Discovery of the Batavia Wreck Site

The wreck of Batavia was discovered 300 hundred years after the VOC ship was wrecked on her maiden voyage. In 1963, the first successful excavations were conducted on Beacon Island, where 17th century Dutch artefacts were found in association with human skeletons. These finds confirmed a hunch that the island had been Batavia's Graveyard, and led to the discovery of the shipwreck on nearby Morning Reef. Later that year, a team of civilian and military divers conducted the first underwater excavation of the Batavia wreck.

Towards the end of their expedition, the team also excavated several areas on Beacon Island, and did a reconnaissance of the stone structures on Beacon and Long Islands. More burials and the remains of campsites were unearthed in the sandy interior of the islands.

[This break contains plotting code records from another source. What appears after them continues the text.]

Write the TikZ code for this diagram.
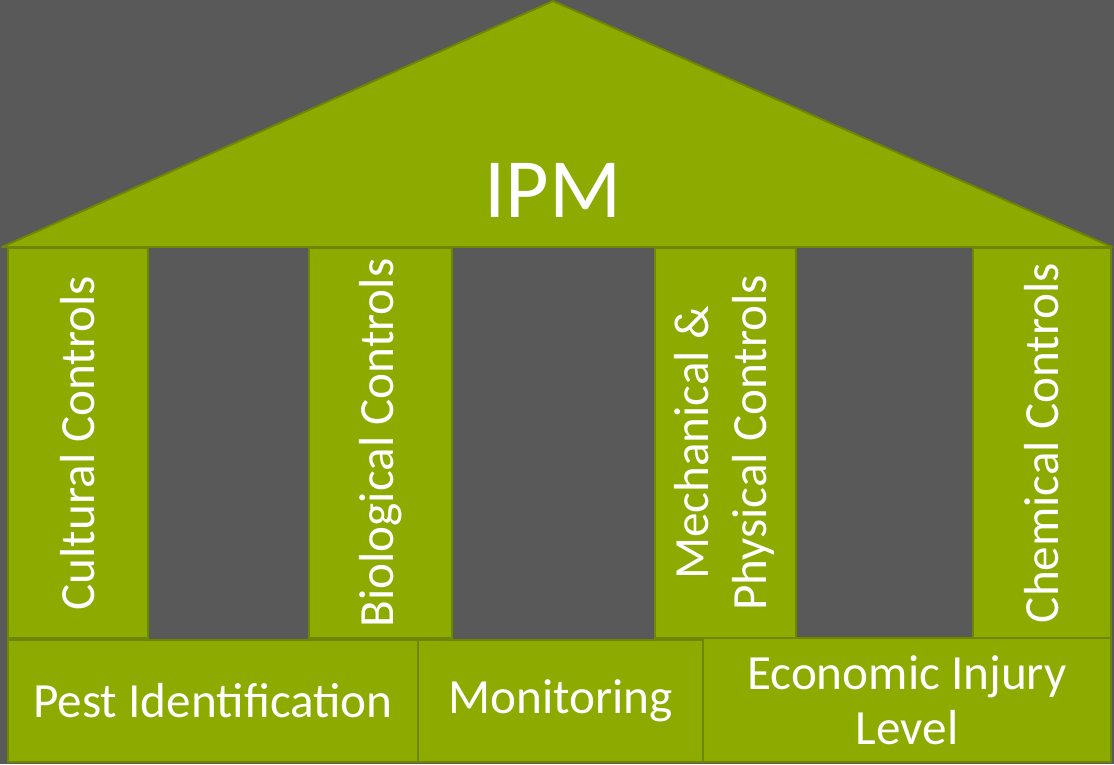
\documentclass[tikz,border=0pt]{standalone}
\usepackage{fontspec}
\setmainfont{Carlito}
\usepackage{xcolor}
\usepackage{tikz}
\usetikzlibrary{positioning, calc}
\definecolor{bgrey}{HTML}{595959}
\definecolor{ipmgreen}{HTML}{8DAA00}
\definecolor{ipmedge}{HTML}{6E8600}

\begin{document}
\begin{tikzpicture}[x=0.02cm, y=-0.02cm, every node/.style={transform shape}]
		\tikzstyle{pillar}=[draw=ipmedge, line width=1.1pt, minimum height=7.8cm, fill=ipmgreen, text=white, font=\fontsize{28}{33}\selectfont, align=center, inner sep=0pt]
		\tikzstyle{basebox}=[draw=ipmedge, line width=1.1pt, minimum height=2.44cm, fill=ipmgreen, text=white, font=\fontsize{28}{31}\selectfont, align=center, inner sep=0pt]
		
		\fill[bgrey] (0,0) rectangle (1114,764);
		\useasboundingbox (0,0) rectangle (1114,764);
		
		%% roof
		\coordinate (RL) at (2,247);
		\coordinate (RT) at (553,1);
		\coordinate (RR) at (1112,247);
		\draw[draw=ipmedge, line width=1.1pt, fill=ipmgreen, line join=round] (RL) -- (RT) -- (RR) -- cycle;
		\node[text=white, font=\fontsize{48}{48}\selectfont] (IPM) at (553,190) {IPM};
		
		%% pillars
		\node[pillar, minimum width=2.8cm] (P1) at (78,443) {\rotatebox{90}{Cultural Controls}};
		\node[pillar, minimum width=2.86cm] (P2) at (380.5,443) {\rotatebox{90}{Biological Controls}};
		\node[pillar, minimum width=2.82cm] (P3) at (725.5,443) {\rotatebox{90}{\begin{tabular}{@{}c@{}}Mechanical \&\\ Physical Controls\end{tabular}}};
		\node[pillar, minimum width=2.76cm] (P4) at (1042,443) {\rotatebox{90}{Chemical Controls}};
		
		%% foundation
		\node[basebox, minimum width=8.2cm] (B1) at (213,701) {Pest Identification};
		\node[basebox, minimum width=5.7cm] (B2) at (560.5,701) {Monitoring};
		\node[basebox, minimum width=8.16cm, minimum height=2.48cm] (B3) at (907,700) {Economic Injury\\Level};
		
		\end{tikzpicture}
\end{document}
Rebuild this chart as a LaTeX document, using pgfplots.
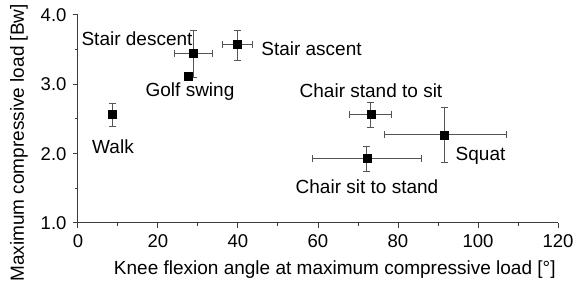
\documentclass[border=0pt]{standalone}
\usepackage{fontspec}
\setmainfont{Liberation Sans}
\usepackage{pgfplots}
\usepackage{pgfplotstable}
\pgfplotsset{compat=1.18}
\pgfplotstableread{
x y xm xp ym yp
28.8 3.45 4.8 4.8 0.35 0.33
39.9 3.58 3.8 3.7 0.23 0.20
73.2 2.57 5.4 5.2 0.19 0.17
91.5 2.27 15.0 15.5 0.39 0.39
72.2 1.93 13.6 13.7 0.19 0.18
}\witherr
\pgfplotstableread{
x y ym yp
8.6 2.57 0.18 0.16
}\walk
\pgfplotstableread{
x y
27.6 3.12
}\golf
\definecolor{axgray}{RGB}{60,60,60}
\definecolor{errgray}{RGB}{85,85,85}
\begin{document}
\fontsize{19}{22}\selectfont
\begin{tikzpicture}
\begin{axis}[
  scale only axis,
  width=480pt, height=208pt,
  xmin=0, xmax=120, ymin=1, ymax=4,
  axis lines=left,
  axis line style={-, axgray, line width=1pt},
  tick align=outside,
  tick style={axgray, line width=1pt},
  major tick length=5pt,
  minor tick length=3pt,
  xtick={0,20,...,120},
  ytick={1,2,3,4},
  minor xtick={10,30,...,110},
  minor ytick={1.5,2.5,3.5},
  /pgf/number format/assume math mode=true,
  yticklabel style={/pgf/number format/.cd, fixed, fixed zerofill, precision=1},
  ticklabel style={font=\fontsize{18.5}{21}\selectfont},
  label style={font=\fontsize{19}{22}\selectfont},
  xlabel={Knee flexion angle at maximum compressive load [°]},
  ylabel={Maximum compressive load [Bw]},
  xlabel style={at={(axis description cs:0.535,0)}, anchor=north, yshift=-31pt},
  ylabel style={at={(ticklabel cs:0.385)}},
  clip=false,
]
\addplot[only marks, mark=square*, mark size=4pt, black,
  error bars/.cd, x dir=both, y dir=both, x explicit, y explicit,
  error bar style={errgray, line width=0.9pt},
  error mark options={rotate=90, errgray, line width=0.9pt, mark size=3.5pt}]
  table[x=x, y=y, x error minus=xm, x error plus=xp, y error minus=ym, y error plus=yp] {\witherr};
\addplot[only marks, mark=square*, mark size=4pt, black,
  error bars/.cd, y dir=both, y explicit,
  error bar style={errgray, line width=0.9pt},
  error mark options={rotate=90, errgray, line width=0.9pt, mark size=3.5pt}]
  table[x=x, y=y, y error minus=ym, y error plus=yp] {\walk};
\addplot[only marks, mark=square*, mark size=4pt, black] table[x=x, y=y] {\golf};
\node at (axis cs:14.75,3.66) {Stair descent};
\node at (axis cs:28,2.89) {Golf swing};
\node[anchor=west] at (axis cs:44.2,3.52) {Stair ascent};
\node at (axis cs:8.75,2.10) {Walk};
\node at (axis cs:73.25,2.91) {Chair stand to sit};
\node[anchor=west] at (axis cs:92.8,1.97) {Squat};
\node at (axis cs:72.25,1.53) {Chair sit to stand};
\end{axis}
\pgfresetboundingbox
\path (current axis.south west) ++(-78pt,-64.7pt) coordinate (bl);
\path (current axis.north east) ++(16pt,15pt) coordinate (tr);
\useasboundingbox (bl) rectangle (tr);
\end{tikzpicture}
\end{document}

The discovery of the shipwreck site on Morning Reef led to systematic archaeological research and recovery of parts of the ship and its cargo. Further research related to Batavia has involved the analysis of artefacts and human remains discovered on Beacon Island.

The actual Batavia ship excavation commenced in 1972 and has been one of the largest and most ambitious maritime archaeological projects undertaken by the Western Australian Museum. In four seasons of fieldwork, the stern section of the ship was completely excavated, leaving a small section of the bow area of the site unexcavated, for study at a future date.

This was one of the first excavations undertaken by the Department of Maritime Archaeology. Many of the techniques now used by the Department were pioneered on this site.

It is not an ideal site to carry out detailed and exacting archaeological recording. The site is extremely exposed and often dangerous. The weather and sea conditions are impossible to predict with any certainty. In fact, the ratio of days when one could dive to days when it was impossible to dive was quite high (1:3). However, a considerable amount of archaeology was possible in spite of these difficulties.

Diver approaching a large submerged anchor

One of the first items that led to the discovery of Batavia was the anchor.